• **GOAL OF THE EXERCISE**:
Please, without the pictures, retype exactly the lines from the start of the material through the line that holds "-- (\h.south east);".

• **DATA PROVIDED**:
━━━━━━━━━━

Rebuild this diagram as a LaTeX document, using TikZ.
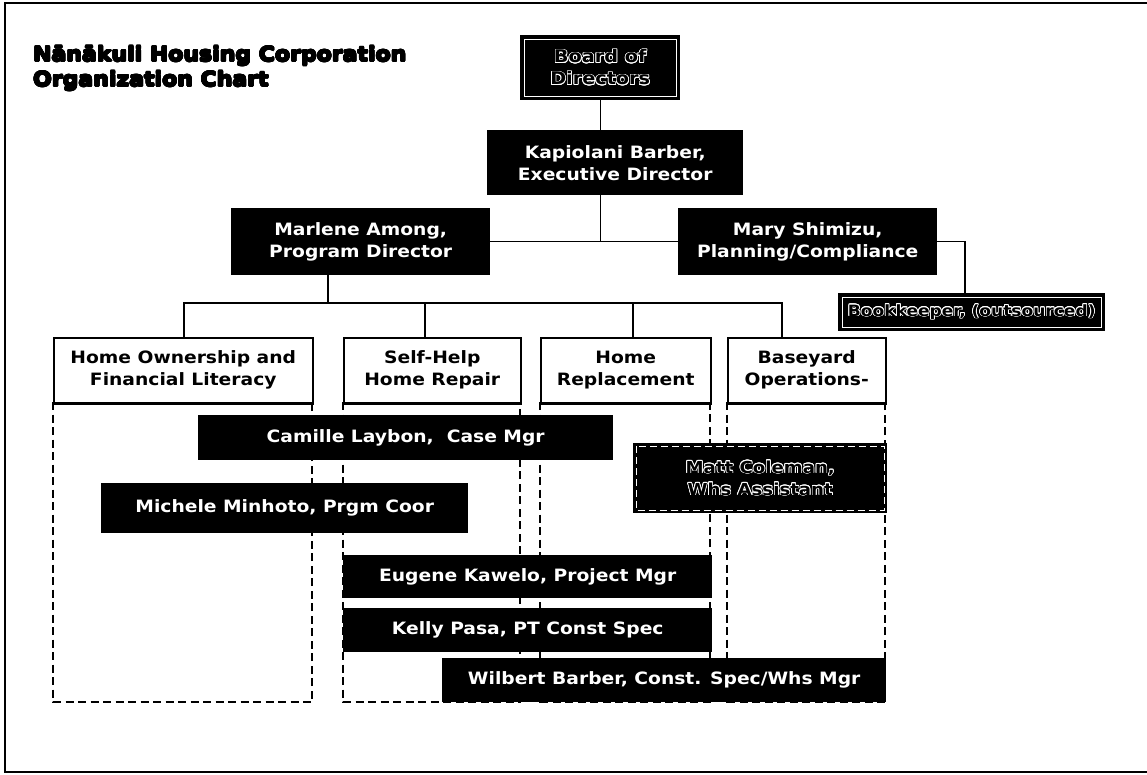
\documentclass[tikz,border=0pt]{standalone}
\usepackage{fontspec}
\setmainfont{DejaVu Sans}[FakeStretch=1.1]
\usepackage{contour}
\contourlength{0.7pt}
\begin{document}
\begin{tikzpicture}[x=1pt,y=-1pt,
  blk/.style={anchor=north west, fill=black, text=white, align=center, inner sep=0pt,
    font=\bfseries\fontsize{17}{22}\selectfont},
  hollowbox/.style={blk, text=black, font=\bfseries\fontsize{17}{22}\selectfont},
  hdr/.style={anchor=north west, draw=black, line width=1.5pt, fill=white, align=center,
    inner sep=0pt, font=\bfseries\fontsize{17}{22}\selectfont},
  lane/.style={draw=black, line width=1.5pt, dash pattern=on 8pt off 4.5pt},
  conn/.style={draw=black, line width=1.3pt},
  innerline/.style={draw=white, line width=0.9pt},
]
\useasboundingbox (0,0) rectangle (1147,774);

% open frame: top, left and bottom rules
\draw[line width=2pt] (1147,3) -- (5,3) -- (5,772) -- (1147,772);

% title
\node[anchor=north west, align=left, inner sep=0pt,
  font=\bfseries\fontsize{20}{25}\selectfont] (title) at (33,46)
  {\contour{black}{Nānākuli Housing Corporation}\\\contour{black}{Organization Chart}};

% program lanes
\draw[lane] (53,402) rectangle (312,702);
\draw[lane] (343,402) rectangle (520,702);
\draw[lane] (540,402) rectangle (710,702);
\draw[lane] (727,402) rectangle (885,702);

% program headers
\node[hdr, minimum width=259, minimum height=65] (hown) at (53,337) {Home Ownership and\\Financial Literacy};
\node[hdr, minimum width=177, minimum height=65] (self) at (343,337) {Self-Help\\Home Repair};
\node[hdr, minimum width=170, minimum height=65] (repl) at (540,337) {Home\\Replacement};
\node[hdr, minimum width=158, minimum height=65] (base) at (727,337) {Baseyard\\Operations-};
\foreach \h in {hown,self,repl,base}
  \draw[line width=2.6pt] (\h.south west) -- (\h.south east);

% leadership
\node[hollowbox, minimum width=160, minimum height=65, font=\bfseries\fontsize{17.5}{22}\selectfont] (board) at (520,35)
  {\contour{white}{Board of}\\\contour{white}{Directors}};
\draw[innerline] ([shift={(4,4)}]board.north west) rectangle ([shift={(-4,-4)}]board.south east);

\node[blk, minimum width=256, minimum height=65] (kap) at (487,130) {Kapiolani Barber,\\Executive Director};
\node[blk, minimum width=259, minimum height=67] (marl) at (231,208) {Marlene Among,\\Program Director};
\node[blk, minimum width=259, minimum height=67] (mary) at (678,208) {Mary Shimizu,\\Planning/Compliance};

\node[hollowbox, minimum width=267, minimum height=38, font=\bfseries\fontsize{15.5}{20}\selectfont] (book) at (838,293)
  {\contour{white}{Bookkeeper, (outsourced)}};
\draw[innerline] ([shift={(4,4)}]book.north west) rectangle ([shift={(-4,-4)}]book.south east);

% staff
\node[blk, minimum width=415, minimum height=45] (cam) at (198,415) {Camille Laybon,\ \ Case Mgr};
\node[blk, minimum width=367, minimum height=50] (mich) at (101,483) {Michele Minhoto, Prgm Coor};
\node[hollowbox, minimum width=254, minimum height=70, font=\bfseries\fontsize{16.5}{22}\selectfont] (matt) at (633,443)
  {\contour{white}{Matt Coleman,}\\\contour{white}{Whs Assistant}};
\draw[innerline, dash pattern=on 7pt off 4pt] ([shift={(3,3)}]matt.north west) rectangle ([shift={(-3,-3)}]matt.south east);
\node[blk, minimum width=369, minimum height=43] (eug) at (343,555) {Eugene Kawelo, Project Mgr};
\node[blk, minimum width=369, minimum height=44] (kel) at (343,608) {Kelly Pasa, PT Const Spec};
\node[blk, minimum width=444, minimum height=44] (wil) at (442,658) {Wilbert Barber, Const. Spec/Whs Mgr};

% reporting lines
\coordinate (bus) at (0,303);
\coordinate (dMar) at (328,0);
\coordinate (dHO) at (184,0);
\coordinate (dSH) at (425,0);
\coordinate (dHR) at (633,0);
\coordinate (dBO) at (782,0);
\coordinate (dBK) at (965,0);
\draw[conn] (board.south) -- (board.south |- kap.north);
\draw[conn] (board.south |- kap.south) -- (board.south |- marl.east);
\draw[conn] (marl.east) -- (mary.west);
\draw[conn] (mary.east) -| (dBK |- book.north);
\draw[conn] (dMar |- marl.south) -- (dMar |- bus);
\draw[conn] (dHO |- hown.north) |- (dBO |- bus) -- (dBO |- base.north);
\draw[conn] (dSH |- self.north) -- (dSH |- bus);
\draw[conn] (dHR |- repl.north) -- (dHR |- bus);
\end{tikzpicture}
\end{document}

━━━━━━━━━━

• **RESPONSE**:
Rebuild this diagram as a LaTeX document, using TikZ.
\documentclass[tikz,border=0pt]{standalone}
\usepackage{fontspec}
\setmainfont{DejaVu Sans}[FakeStretch=1.1]
\usepackage{contour}
\contourlength{0.7pt}
\begin{document}
\begin{tikzpicture}[x=1pt,y=-1pt,
  blk/.style={anchor=north west, fill=black, text=white, align=center, inner sep=0pt,
    font=\bfseries\fontsize{17}{22}\selectfont},
  hollowbox/.style={blk, text=black, font=\bfseries\fontsize{17}{22}\selectfont},
  hdr/.style={anchor=north west, draw=black, line width=1.5pt, fill=white, align=center,
    inner sep=0pt, font=\bfseries\fontsize{17}{22}\selectfont},
  lane/.style={draw=black, line width=1.5pt, dash pattern=on 8pt off 4.5pt},
  conn/.style={draw=black, line width=1.3pt},
  innerline/.style={draw=white, line width=0.9pt},
]
\useasboundingbox (0,0) rectangle (1147,774);

% open frame: top, left and bottom rules
\draw[line width=2pt] (1147,3) -- (5,3) -- (5,772) -- (1147,772);

% title
\node[anchor=north west, align=left, inner sep=0pt,
  font=\bfseries\fontsize{20}{25}\selectfont] (title) at (33,46)
  {\contour{black}{Nānākuli Housing Corporation}\\\contour{black}{Organization Chart}};

% program lanes
\draw[lane] (53,402) rectangle (312,702);
\draw[lane] (343,402) rectangle (520,702);
\draw[lane] (540,402) rectangle (710,702);
\draw[lane] (727,402) rectangle (885,702);

% program headers
\node[hdr, minimum width=259, minimum height=65] (hown) at (53,337) {Home Ownership and\\Financial Literacy};
\node[hdr, minimum width=177, minimum height=65] (self) at (343,337) {Self-Help\\Home Repair};
\node[hdr, minimum width=170, minimum height=65] (repl) at (540,337) {Home\\Replacement};
\node[hdr, minimum width=158, minimum height=65] (base) at (727,337) {Baseyard\\Operations-};
\foreach \h in {hown,self,repl,base}
  \draw[line width=2.6pt] (\h.south west) -- (\h.south east);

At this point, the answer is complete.